**THE PROBLEM:** Copy out each line that mentions the word "script".

Entries with chart source code
** start **

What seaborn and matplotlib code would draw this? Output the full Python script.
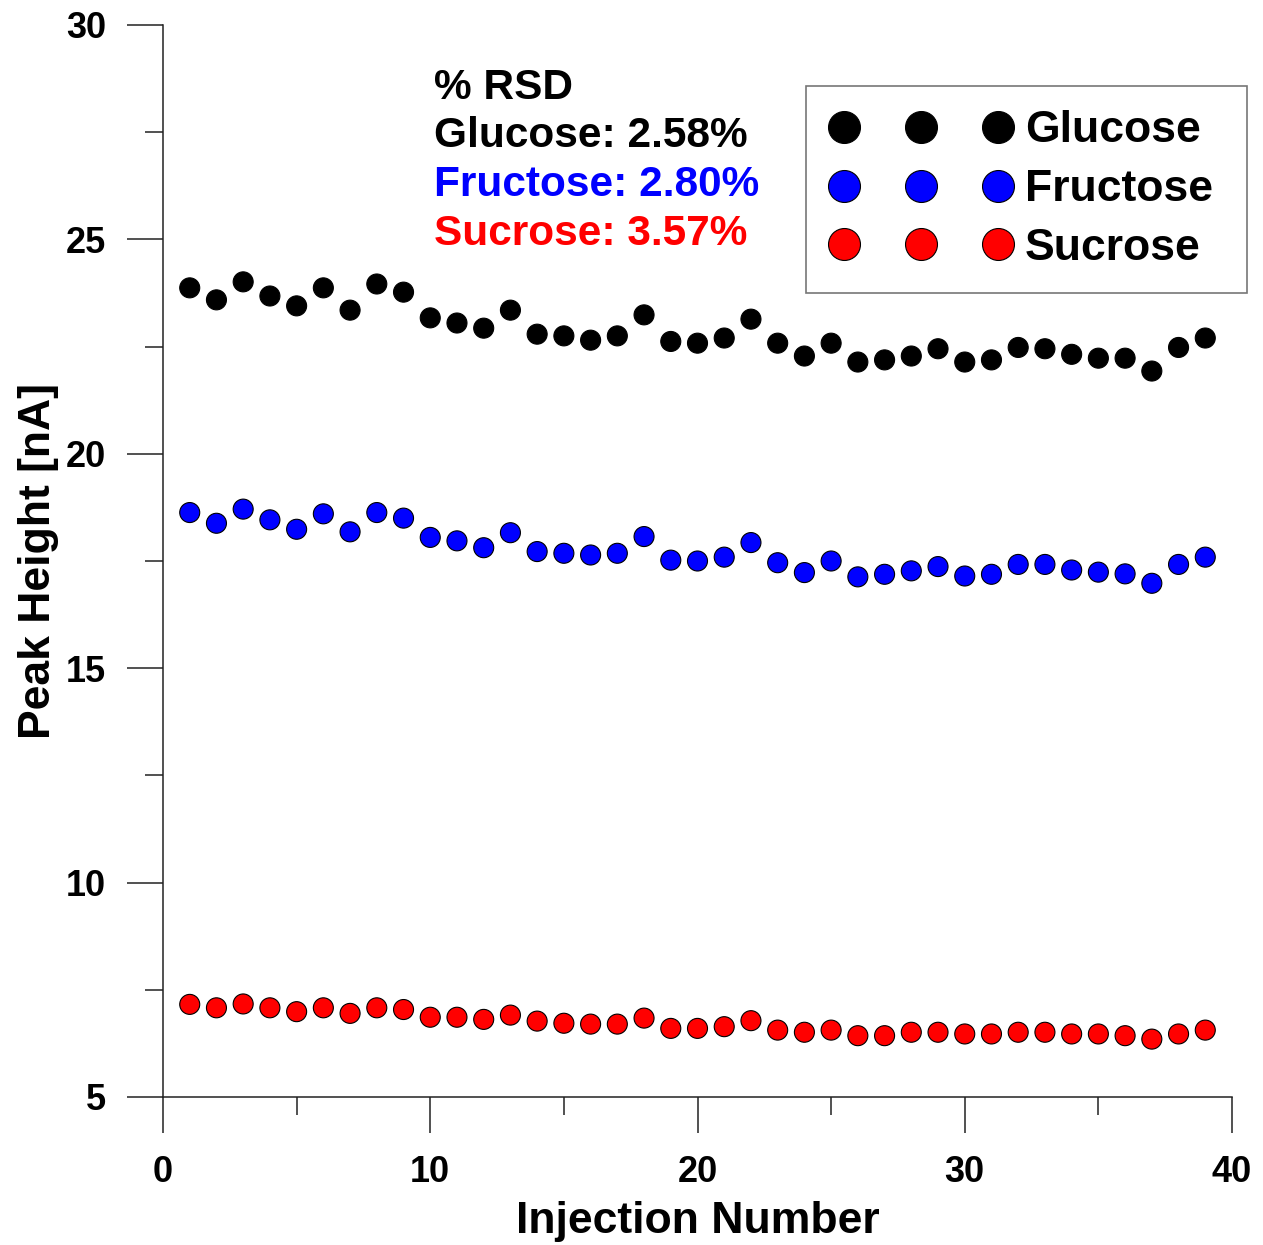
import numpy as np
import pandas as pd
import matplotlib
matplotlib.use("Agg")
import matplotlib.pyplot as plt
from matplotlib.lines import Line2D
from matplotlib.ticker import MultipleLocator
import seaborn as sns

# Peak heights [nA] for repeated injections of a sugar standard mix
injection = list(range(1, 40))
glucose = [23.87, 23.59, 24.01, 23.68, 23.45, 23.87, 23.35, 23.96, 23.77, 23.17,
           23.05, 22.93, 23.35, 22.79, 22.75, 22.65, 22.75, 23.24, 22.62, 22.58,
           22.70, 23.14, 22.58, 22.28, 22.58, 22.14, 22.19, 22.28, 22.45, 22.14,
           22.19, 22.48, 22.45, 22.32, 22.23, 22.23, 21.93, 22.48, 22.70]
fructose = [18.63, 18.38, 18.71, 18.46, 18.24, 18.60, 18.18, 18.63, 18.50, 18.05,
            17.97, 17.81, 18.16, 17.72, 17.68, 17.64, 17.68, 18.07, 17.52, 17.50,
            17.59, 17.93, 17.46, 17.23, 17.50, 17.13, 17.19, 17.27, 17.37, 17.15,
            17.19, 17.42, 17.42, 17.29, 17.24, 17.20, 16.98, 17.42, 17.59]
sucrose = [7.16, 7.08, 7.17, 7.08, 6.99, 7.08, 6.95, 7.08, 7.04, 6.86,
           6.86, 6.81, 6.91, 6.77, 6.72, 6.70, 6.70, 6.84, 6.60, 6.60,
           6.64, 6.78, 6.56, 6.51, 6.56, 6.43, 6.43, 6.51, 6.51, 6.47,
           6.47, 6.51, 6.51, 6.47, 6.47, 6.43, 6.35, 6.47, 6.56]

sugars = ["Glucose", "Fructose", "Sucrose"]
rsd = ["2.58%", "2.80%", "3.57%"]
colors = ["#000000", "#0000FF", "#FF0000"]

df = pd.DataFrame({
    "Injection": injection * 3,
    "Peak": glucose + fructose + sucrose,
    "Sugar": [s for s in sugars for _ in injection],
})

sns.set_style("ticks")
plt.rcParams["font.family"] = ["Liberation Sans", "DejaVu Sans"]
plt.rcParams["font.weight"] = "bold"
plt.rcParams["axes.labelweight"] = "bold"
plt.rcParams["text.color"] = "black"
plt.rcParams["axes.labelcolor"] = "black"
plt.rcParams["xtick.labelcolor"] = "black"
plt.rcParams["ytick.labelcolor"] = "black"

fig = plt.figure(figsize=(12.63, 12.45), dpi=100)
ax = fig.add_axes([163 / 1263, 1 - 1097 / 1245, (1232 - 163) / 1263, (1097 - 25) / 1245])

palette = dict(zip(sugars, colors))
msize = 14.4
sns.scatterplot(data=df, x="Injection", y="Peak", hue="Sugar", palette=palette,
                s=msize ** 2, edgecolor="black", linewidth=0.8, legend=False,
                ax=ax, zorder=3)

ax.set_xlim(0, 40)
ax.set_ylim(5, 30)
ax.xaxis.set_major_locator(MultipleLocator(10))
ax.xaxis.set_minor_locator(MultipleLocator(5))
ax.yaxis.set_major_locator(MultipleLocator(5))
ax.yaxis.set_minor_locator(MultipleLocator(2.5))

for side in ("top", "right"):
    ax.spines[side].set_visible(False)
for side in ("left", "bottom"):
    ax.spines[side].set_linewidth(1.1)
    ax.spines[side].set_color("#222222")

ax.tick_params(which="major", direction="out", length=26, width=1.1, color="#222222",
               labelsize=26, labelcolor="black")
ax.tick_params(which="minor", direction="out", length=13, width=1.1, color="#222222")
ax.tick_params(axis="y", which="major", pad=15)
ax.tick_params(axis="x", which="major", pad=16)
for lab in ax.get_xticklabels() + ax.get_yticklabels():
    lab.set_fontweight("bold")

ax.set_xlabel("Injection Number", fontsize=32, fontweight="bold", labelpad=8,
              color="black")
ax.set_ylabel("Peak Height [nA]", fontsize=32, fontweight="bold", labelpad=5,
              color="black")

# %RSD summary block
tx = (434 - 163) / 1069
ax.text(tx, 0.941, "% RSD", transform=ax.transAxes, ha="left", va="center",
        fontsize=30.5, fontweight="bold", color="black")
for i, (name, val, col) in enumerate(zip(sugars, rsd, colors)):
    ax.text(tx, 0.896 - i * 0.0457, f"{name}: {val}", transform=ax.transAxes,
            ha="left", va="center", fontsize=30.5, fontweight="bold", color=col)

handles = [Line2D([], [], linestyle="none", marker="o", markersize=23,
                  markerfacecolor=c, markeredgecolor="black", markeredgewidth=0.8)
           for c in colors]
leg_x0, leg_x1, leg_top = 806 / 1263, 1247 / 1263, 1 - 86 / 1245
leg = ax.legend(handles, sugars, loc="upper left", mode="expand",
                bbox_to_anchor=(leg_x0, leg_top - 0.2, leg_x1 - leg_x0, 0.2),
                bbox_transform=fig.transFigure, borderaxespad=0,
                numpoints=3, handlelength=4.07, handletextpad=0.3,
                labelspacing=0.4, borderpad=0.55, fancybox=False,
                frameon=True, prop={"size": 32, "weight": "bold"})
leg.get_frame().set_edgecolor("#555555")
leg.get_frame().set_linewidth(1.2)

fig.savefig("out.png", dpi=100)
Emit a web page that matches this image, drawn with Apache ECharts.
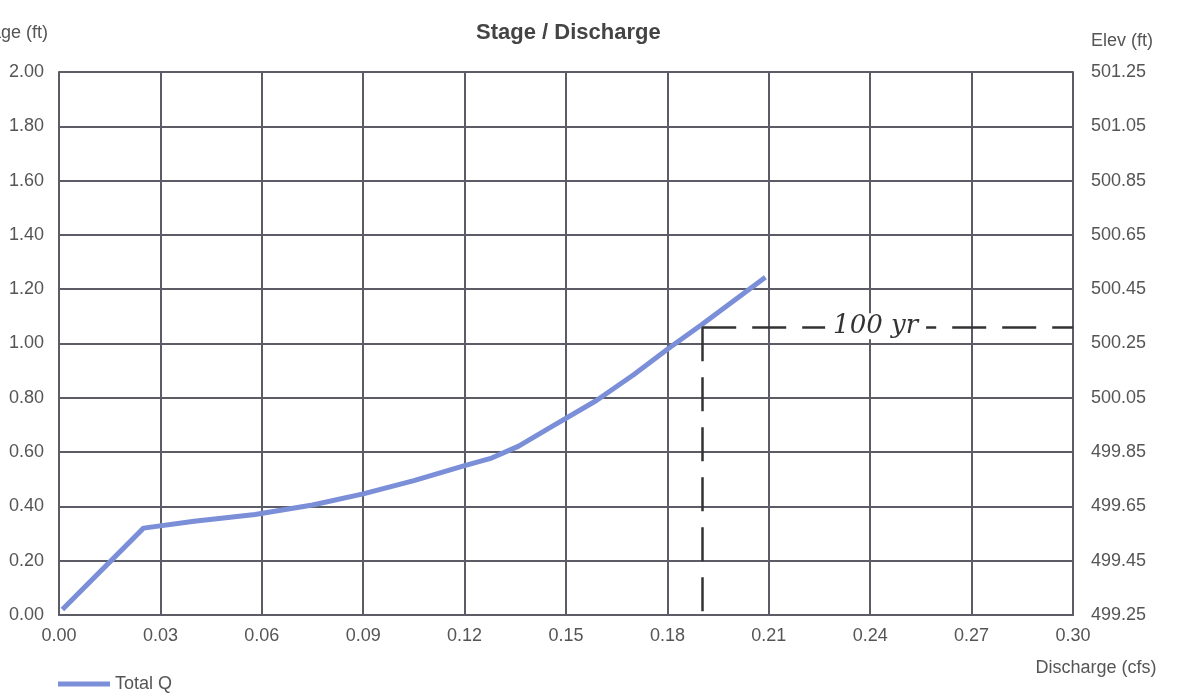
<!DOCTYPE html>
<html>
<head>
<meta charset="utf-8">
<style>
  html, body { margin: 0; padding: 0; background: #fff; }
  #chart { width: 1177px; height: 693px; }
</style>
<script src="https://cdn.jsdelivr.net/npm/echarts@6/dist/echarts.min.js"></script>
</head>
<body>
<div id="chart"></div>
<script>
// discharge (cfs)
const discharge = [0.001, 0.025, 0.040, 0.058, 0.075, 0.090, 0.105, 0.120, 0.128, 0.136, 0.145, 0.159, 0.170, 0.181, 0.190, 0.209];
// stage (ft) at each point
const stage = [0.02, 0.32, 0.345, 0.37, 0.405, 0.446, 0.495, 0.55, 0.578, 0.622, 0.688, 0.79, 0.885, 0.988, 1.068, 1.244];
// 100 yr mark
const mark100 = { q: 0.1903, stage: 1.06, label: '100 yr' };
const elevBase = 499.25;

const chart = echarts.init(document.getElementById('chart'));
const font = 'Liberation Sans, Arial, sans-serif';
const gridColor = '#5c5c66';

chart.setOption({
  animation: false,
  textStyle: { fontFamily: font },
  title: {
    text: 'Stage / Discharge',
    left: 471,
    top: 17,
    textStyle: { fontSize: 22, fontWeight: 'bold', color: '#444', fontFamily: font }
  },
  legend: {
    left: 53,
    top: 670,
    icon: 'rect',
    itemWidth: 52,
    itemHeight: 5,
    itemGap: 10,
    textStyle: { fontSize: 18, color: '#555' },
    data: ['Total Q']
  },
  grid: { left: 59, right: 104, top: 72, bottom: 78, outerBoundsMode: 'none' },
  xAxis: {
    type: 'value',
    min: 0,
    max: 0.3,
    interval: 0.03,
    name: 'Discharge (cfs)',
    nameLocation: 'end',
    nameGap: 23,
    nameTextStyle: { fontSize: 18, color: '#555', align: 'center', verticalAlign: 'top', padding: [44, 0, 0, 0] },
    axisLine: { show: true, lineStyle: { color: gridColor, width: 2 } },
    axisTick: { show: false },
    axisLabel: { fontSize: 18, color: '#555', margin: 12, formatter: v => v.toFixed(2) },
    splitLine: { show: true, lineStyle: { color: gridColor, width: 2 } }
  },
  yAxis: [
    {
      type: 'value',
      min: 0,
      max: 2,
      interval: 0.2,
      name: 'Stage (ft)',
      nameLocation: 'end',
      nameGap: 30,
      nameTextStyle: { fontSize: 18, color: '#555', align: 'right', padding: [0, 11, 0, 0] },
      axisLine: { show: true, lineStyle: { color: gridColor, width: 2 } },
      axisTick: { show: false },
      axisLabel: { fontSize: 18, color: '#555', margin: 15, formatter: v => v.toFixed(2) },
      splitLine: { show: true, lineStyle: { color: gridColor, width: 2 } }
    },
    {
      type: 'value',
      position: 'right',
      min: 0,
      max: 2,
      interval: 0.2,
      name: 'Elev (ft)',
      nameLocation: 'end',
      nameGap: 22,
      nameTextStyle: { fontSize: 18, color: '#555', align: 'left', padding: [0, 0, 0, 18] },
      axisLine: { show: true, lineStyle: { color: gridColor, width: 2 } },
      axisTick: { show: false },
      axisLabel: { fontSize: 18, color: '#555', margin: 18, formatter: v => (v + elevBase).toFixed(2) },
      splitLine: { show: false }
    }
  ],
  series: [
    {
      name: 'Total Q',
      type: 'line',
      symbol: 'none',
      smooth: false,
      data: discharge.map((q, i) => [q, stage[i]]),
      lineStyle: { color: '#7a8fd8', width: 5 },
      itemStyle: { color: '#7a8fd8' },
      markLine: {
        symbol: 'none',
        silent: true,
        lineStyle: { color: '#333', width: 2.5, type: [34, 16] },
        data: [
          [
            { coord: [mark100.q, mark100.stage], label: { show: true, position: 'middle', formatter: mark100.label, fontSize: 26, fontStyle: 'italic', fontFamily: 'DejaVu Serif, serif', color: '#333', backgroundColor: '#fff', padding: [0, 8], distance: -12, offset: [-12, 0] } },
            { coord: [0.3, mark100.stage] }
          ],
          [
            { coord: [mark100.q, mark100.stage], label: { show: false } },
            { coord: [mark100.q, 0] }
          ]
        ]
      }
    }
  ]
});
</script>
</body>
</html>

** end **

**WRITTEN SOLUTION:**
What seaborn and matplotlib code would draw this? Output the full Python script.
<script src="https://cdn.jsdelivr.net/npm/echarts@6/dist/echarts.min.js"></script>
<script>
</script>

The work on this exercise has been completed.